Signature de la fonction chi2_contingency

def chi2_contingency(observed, correction=True, lambda_=None) 

Description

chi2_contingency.__doc__

Chi-square test of independence of variables in a contingency table.

    This function computes the chi-square statistic and p-value for the
    hypothesis test of independence of the observed frequencies in the
    contingency table [1]_ `observed`.  The expected frequencies are computed
    based on the marginal sums under the assumption of independence; see
    `scipy.stats.contingency.expected_freq`.  The number of degrees of
    freedom is (expressed using numpy functions and attributes)::

        dof = observed.size - sum(observed.shape) + observed.ndim - 1


    Parameters
    ----------
    observed : array_like
        The contingency table. The table contains the observed frequencies
        (i.e. number of occurrences) in each category.  In the two-dimensional
        case, the table is often described as an "R x C table".
    correction : bool, optional
        If True, *and* the degrees of freedom is 1, apply Yates' correction
        for continuity.  The effect of the correction is to adjust each
        observed value by 0.5 towards the corresponding expected value.
    lambda_ : float or str, optional
        By default, the statistic computed in this test is Pearson's
        chi-squared statistic [2]_.  `lambda_` allows a statistic from the
        Cressie-Read power divergence family [3]_ to be used instead.  See
        `power_divergence` for details.

    Returns
    -------
    chi2 : float
        The test statistic.
    p : float
        The p-value of the test
    dof : int
        Degrees of freedom
    expected : ndarray, same shape as `observed`
        The expected frequencies, based on the marginal sums of the table.

    See Also
    --------
    contingency.expected_freq
    fisher_exact
    chisquare
    power_divergence
    barnard_exact
    boschloo_exact

    Notes
    -----
    An often quoted guideline for the validity of this calculation is that
    the test should be used only if the observed and expected frequencies
    in each cell are at least 5.

    This is a test for the independence of different categories of a
    population. The test is only meaningful when the dimension of
    `observed` is two or more.  Applying the test to a one-dimensional
    table will always result in `expected` equal to `observed` and a
    chi-square statistic equal to 0.

    This function does not handle masked arrays, because the calculation
    does not make sense with missing values.

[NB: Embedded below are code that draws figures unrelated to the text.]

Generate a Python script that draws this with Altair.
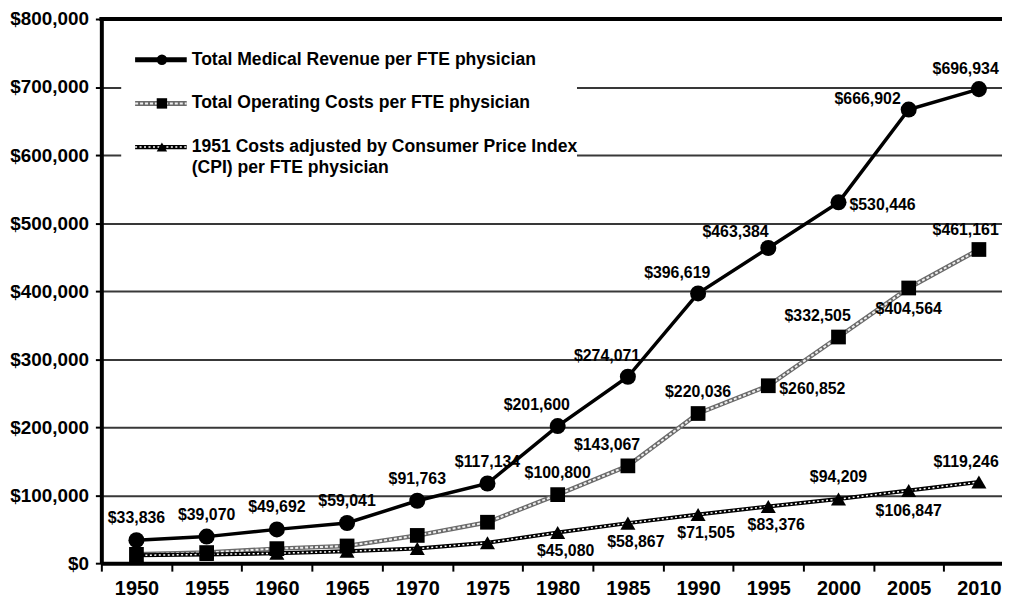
import altair as alt
import pandas as pd

# ---------------- data ----------------
YEARS = [1950, 1955, 1960, 1965, 1970, 1975, 1980, 1985, 1990, 1995, 2000, 2005, 2010]
REVENUE = [33836, 39070, 49692, 59041, 91763, 117134, 201600, 274071, 396619, 463384, 530446, 666902, 696934]
COSTS = [13000, 15600, 21400, 25300, 40800, 60200, 100800, 143067, 220036, 260852, 332505, 404564, 461161]
CPI = [11500, 12800, 14500, 17500, 21500, 30000, 45080, 58867, 71505, 83376, 94209, 106847, 119246]
Y_TICKS = [0, 100000, 200000, 300000, 400000, 500000, 600000, 700000, 800000]
SERIES = [
    "Total Medical Revenue per FTE physician",
    "Total Operating Costs per FTE physician",
    "1951 Costs adjusted by Consumer Price Index\n(CPI) per FTE physician",
]

# label placement (style only); None = no label
REV_PLACE = ["above"] * 6 + ["upleft", "upleft", "upleft", "upleft2", "right", "left", "above_end"]
COST_PLACE = [None] * 6 + ["above", "upleft", "above", "right", "upleft", "below", "above_end"]
CPI_PLACE = [None] * 6 + ["downright", "downright", "downright", "downright", "above", "below", "above_end"]

PLACEMENTS = {
    "above": (0, -22, "center"),
    "upleft": (-21, -21, "center"),
    "upleft2": (-33, -16, "center"),
    "right": (11, 3, "left"),
    "left": (-8, -11, "right"),
    "below": (0, 21, "center"),
    "downright": (8, 19, "center"),
    "above_end": (20, -20, "right"),
}

FONT = "Liberation Sans"
PAD_L, PAD_T = 94, 9
PLOT_W = 907
PLOT_H = 548
PAD_B = 37                      # total svg height 594 -> page fits the 611px window
STEP = 70.7                     # pixels per 5-year category
PX_PER_YEAR = STEP / 5.0

rows = []
for name, vals, places in [("rev", REVENUE, REV_PLACE), ("cost", COSTS, COST_PLACE), ("cpi", CPI, CPI_PLACE)]:
    for y, v, p in zip(YEARS, vals, places):
        rows.append({"year": y, "value": v, "series": name, "place": p if p else "none"})
df = pd.DataFrame(rows)

x_lo = YEARS[0] - 2.5
x_hi = x_lo + PLOT_W / PX_PER_YEAR

x_enc = alt.X(
    "year:Q",
    scale=alt.Scale(domain=[x_lo, x_hi], nice=False, zero=False),
    axis=alt.Axis(
        values=[y - 2.5 for y in YEARS],
        labelExpr="format(datum.value + 2.5, 'd')",
        labelOffset=STEP / 2,
        labelFlush=False,
        labelOverlap=False,
        labelBound=False,
        title=None,
        grid=False,
        domainColor="black",
        domainWidth=4,
        tickColor="black",
        tickWidth=2,
        tickSize=8,
        labelFont=FONT,
        labelFontSize=20,
        labelFontWeight="bold",
        labelColor="black",
        labelPadding=8,
    ),
)
y_enc = alt.Y(
    "value:Q",
    scale=alt.Scale(domain=[0, 800000], nice=False),
    axis=alt.Axis(
        values=Y_TICKS,
        format="$,.0f",
        title=None,
        grid=True,
        gridColor="#383838",
        gridWidth=2,
        domainColor="black",
        domainWidth=4,
        tickColor="black",
        tickWidth=2,
        tickSize=6,
        labelFont=FONT,
        labelFontSize=19,
        labelFontWeight="bold",
        labelColor="black",
        labelPadding=7,
    ),
)

base = alt.Chart(df)

def series(name):
    return base.transform_filter(alt.datum.series == name)

layers = []

# legend background box (covers gridlines)
one = pd.DataFrame({"k": [0]})
layers.append(
    alt.Chart(one).mark_rect(fill="white").encode(
        x=alt.value(20), x2=alt.value(479), y=alt.value(14), y2=alt.value(182)
    )
)

# lines
layers.append(series("cost").mark_line(color="#6a6a6a", strokeWidth=4.5).encode(x=x_enc, y=y_enc))
layers.append(series("cost").mark_line(color="#eeeeee", strokeWidth=2, strokeDash=[3, 2]).encode(x=x_enc, y=y_enc))
layers.append(series("cpi").mark_line(color="black", strokeWidth=4).encode(x=x_enc, y=y_enc))
layers.append(series("cpi").mark_line(color="white", strokeWidth=1.5, strokeDash=[2, 2.5]).encode(x=x_enc, y=y_enc))
layers.append(series("rev").mark_line(color="black", strokeWidth=3.5).encode(x=x_enc, y=y_enc))

# markers
layers.append(series("cpi").mark_point(shape="triangle-up", filled=True, color="black", opacity=1, size=230).encode(x=x_enc, y=y_enc))
layers.append(series("cost").mark_point(shape="square", filled=True, color="black", opacity=1, size=220).encode(x=x_enc, y=y_enc))
layers.append(series("rev").mark_point(shape="circle", filled=True, color="black", opacity=1, size=260).encode(x=x_enc, y=y_enc))

# data labels
for pname, (dx, dy, align) in PLACEMENTS.items():
    layers.append(
        base.transform_filter(alt.datum.place == pname)
        .mark_text(dx=dx, dy=dy, align=align, baseline="middle", font=FONT, fontSize=16,
                   fontWeight="bold", color="black")
        .encode(x=x_enc, y=y_enc, text=alt.Text("value:Q", format="$,.0f"))
    )

# top frame
layers.append(
    alt.Chart(one).mark_rule(color="black", strokeWidth=4).encode(
        x=alt.value(-2), x2=alt.value(PLOT_W + 10), y=alt.value(0)
    )
)

# legend entries
LEG_X0, LEG_X1, LEG_MX, LEG_TX = 34, 86, 61, 91
LEG_Y = [41, 85, 129]
LEG_SHAPES = ["circle", "square", "triangle-up"]
LEG_SIZES = [110, 110, 110]
for i, label in enumerate(SERIES):
    yy = LEG_Y[i]
    if i == 0:
        layers.append(alt.Chart(one).mark_rule(color="black", strokeWidth=5).encode(
            x=alt.value(LEG_X0), x2=alt.value(LEG_X1), y=alt.value(yy)))
    elif i == 1:
        layers.append(alt.Chart(one).mark_rule(color="#6a6a6a", strokeWidth=5).encode(
            x=alt.value(LEG_X0), x2=alt.value(LEG_X1), y=alt.value(yy)))
        layers.append(alt.Chart(one).mark_rule(color="#eeeeee", strokeWidth=2, strokeDash=[3, 2]).encode(
            x=alt.value(LEG_X0), x2=alt.value(LEG_X1), y=alt.value(yy)))
    else:
        layers.append(alt.Chart(one).mark_rule(color="black", strokeWidth=4.5).encode(
            x=alt.value(LEG_X0), x2=alt.value(LEG_X1), y=alt.value(yy)))
        layers.append(alt.Chart(one).mark_rule(color="white", strokeWidth=1.5, strokeDash=[2, 2.5]).encode(
            x=alt.value(LEG_X0), x2=alt.value(LEG_X1), y=alt.value(yy)))
    layers.append(alt.Chart(one).mark_point(shape=LEG_SHAPES[i], filled=True, color="black", opacity=1,
                                            size=LEG_SIZES[i]).encode(x=alt.value(LEG_MX), y=alt.value(yy)))
    layers.append(alt.Chart(pd.DataFrame({"t": [label]})).mark_text(
        align="left", baseline="top", font=FONT, fontSize=17.7, fontWeight="bold", color="black",
        lineBreak="\n", lineHeight=21, dy=-9
    ).encode(x=alt.value(LEG_TX), y=alt.value(yy), text="t:N"))

chart = (
    alt.layer(*layers)
    .properties(
        width=PLOT_W,
        height=PLOT_H,
        autosize=alt.AutoSizeParams(type="none"),
        padding={"left": PAD_L, "top": PAD_T, "right": 0, "bottom": PAD_B},
        background="white",
    )
    .configure_view(stroke=None)
)

chart.save("out.html", embed_options={"renderer": "svg", "actions": False})
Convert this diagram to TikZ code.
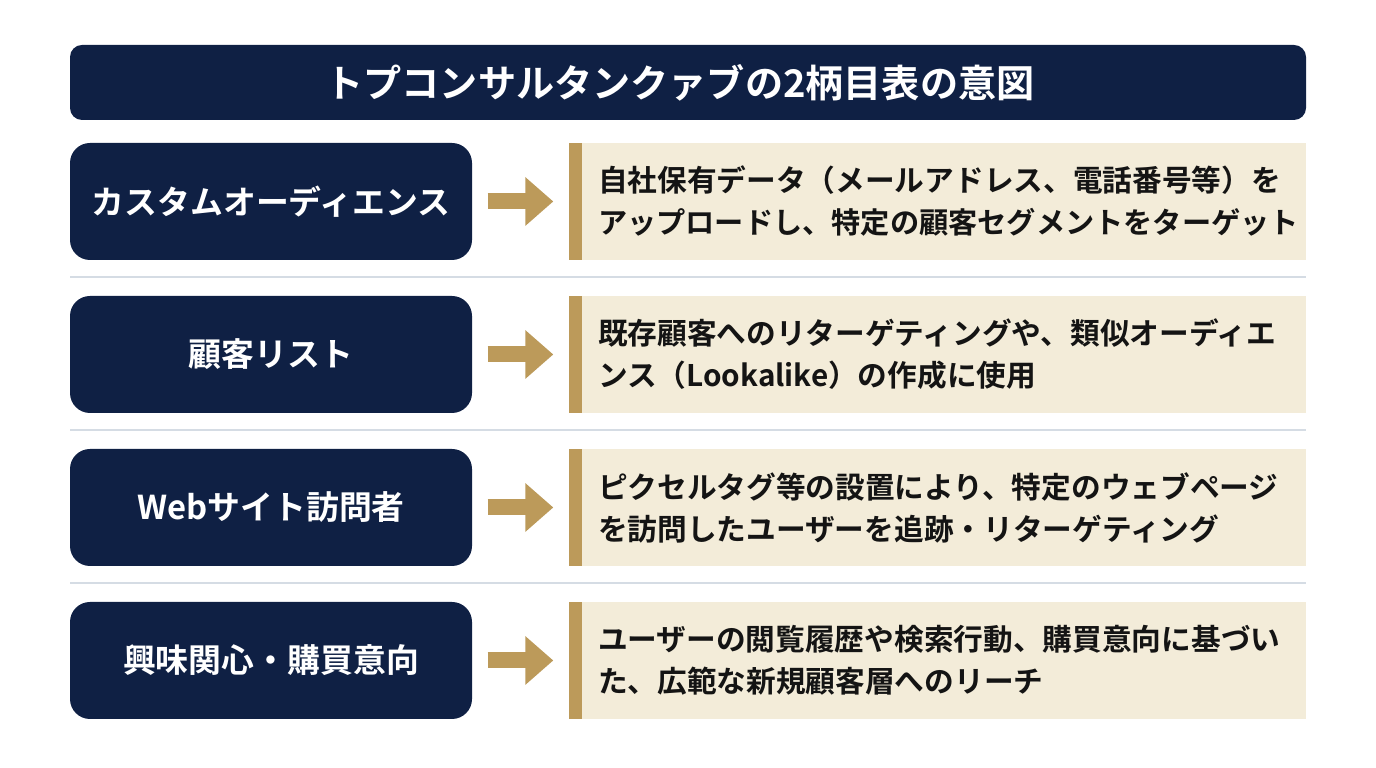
\documentclass[tikz,border=0pt]{standalone}
\usepackage{fontspec}
\setmainfont{Noto Sans CJK JP}[BoldFont={Noto Sans CJK JP Bold}]
\usetikzlibrary{arrows.meta}
\definecolor{navy}{HTML}{0F2044}
\definecolor{gold}{HTML}{BC9A5A}
\definecolor{cream}{HTML}{F3ECD9}
\definecolor{rulegrey}{HTML}{D5DCE4}
\definecolor{ink}{HTML}{141414}
\tikzset{
    titlebar/.style={fill=navy, text=white, rounded corners=0.12cm, minimum width=12.36cm, minimum height=0.75cm, inner sep=0pt, font=\fontsize{10.85pt}{12pt}\selectfont\bfseries},
    termbox/.style={fill=navy, text=white, rounded corners=0.2cm, minimum width=4.02cm, minimum height=1.17cm, inner sep=0pt, font=\fontsize{9.35pt}{11pt}\selectfont\bfseries},
    goldbar/.style={fill=gold, minimum width=0.13cm, minimum height=1.17cm, inner sep=0pt},
    descbox/.style={fill=cream, text=ink, minimum width=7.24cm, minimum height=1.17cm, inner sep=0pt, text width=6.92cm, align=left, font=\fontsize{8.45pt}{0.42cm}\selectfont\bfseries},
    flow/.style={gold, line width=0.16cm, shorten <=0.15cm, shorten >=0.15cm, -{Triangle[length=0.28cm,width=0.47cm]}},
    rowrule/.style={rulegrey, line width=0.02cm}
}
\begin{document}
\begin{tikzpicture}
    \useasboundingbox (0,0) rectangle (13.76,7.68);

    \node[titlebar] (title) at (6.88,6.855) {トプコンサルタンクァブの2柄目表の意図\hspace{0.16cm}\null};

    \node[termbox] (custom) at (2.71,5.665) {カスタムオーディエンス};
    \node[goldbar] (custombar) at (5.755,5.665) {};
    \node[descbox] (customdesc) at (9.44,5.665) {自社保有データ（メールアドレス、電話番号等）を\\{\fontsize{8.31pt}{0.42cm}\selectfont アップロードし、特定の顧客セグメントをターゲット}};
    \draw[flow] (custom) -- (custombar);

    \node[termbox] (list) at (2.71,4.135) {顧客リスト};
    \node[goldbar] (listbar) at (5.755,4.135) {};
    \node[descbox] (listdesc) at (9.44,4.135) {既存顧客へのリターゲティングや、類似オーディエ\\ンス（Lookalike）の作成に使用};
    \draw[flow] (list) -- (listbar);

    \node[termbox] (visitor) at (2.71,2.605) {Webサイト訪問者};
    \node[goldbar] (visitorbar) at (5.755,2.605) {};
    \node[descbox] (visitordesc) at (9.44,2.605) {ピクセルタグ等の設置により、特定のウェブページ\\を訪問したユーザーを追跡・リターゲティング};
    \draw[flow] (visitor) -- (visitorbar);

    \node[termbox] (interest) at (2.71,1.075) {興味関心・購買意向};
    \node[goldbar] (interestbar) at (5.755,1.075) {};
    \node[descbox] (interestdesc) at (9.44,1.075) {ユーザーの閲覧履歴や検索行動、購買意向に基づい\\た、広範な新規顧客層へのリーチ};
    \draw[flow] (interest) -- (interestbar);

    \draw[rowrule] (0.70,4.91) -- (13.06,4.91);
    \draw[rowrule] (0.70,3.38) -- (13.06,3.38);
    \draw[rowrule] (0.70,1.85) -- (13.06,1.85);
\end{tikzpicture}
\end{document}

    Like stats.chisquare, this function computes a chi-square statistic;
    the convenience this function provides is to figure out the expected
    frequencies and degrees of freedom from the given contingency table.
    If these were already known, and if the Yates' correction was not
    required, one could use stats.chisquare.  That is, if one calls::

        chi2, p, dof, ex = chi2_contingency(obs, correction=False)

    then the following is true::

        (chi2, p) == stats.chisquare(obs.ravel(), f_exp=ex.ravel(),
                                     ddof=obs.size - 1 - dof)

    The `lambda_` argument was added in version 0.13.0 of scipy.

    References
    ----------
    .. [1] "Contingency table",
           https://en.wikipedia.org/wiki/Contingency_table
    .. [2] "Pearson's chi-squared test",
           https://en.wikipedia.org/wiki/Pearson%27s_chi-squared_test
    .. [3] Cressie, N. and Read, T. R. C., "Multinomial Goodness-of-Fit
           Tests", J. Royal Stat. Soc. Series B, Vol. 46, No. 3 (1984),
           pp. 440-464.

    Examples
    --------
    A two-way example (2 x 3):

    >>> from scipy.stats import chi2_contingency
    >>> obs = np.array([[10, 10, 20], [20, 20, 20]])
    >>> chi2_contingency(obs)
    (2.7777777777777777,
     0.24935220877729619,
     2,
     array([[ 12.,  12.,  16.],
            [ 18.,  18.,  24.]]))

    Perform the test using the log-likelihood ratio (i.e. the "G-test")
    instead of Pearson's chi-squared statistic.

    >>> g, p, dof, expctd = chi2_contingency(obs, lambda_="log-likelihood")
    >>> g, p
    (2.7688587616781319, 0.25046668010954165)

    A four-way example (2 x 2 x 2 x 2):

    >>> obs = np.array(
    ...     [[[[12, 17],
    ...        [11, 16]],
    ...       [[11, 12],
    ...        [15, 16]]],
    ...      [[[23, 15],
    ...        [30, 22]],
    ...       [[14, 17],
    ...        [15, 16]]]])
    >>> chi2_contingency(obs)
    (8.7584514426741897,
     0.64417725029295503,
     11,
     array([[[[ 14.15462386,  14.15462386],
              [ 16.49423111,  16.49423111]],
             [[ 11.2461395 ,  11.2461395 ],
              [ 13.10500554,  13.10500554]]],
            [[[ 19.5591166 ,  19.5591166 ],
              [ 22.79202844,  22.79202844]],
             [[ 15.54012004,  15.54012004],
              [ 18.10873492,  18.10873492]]]]))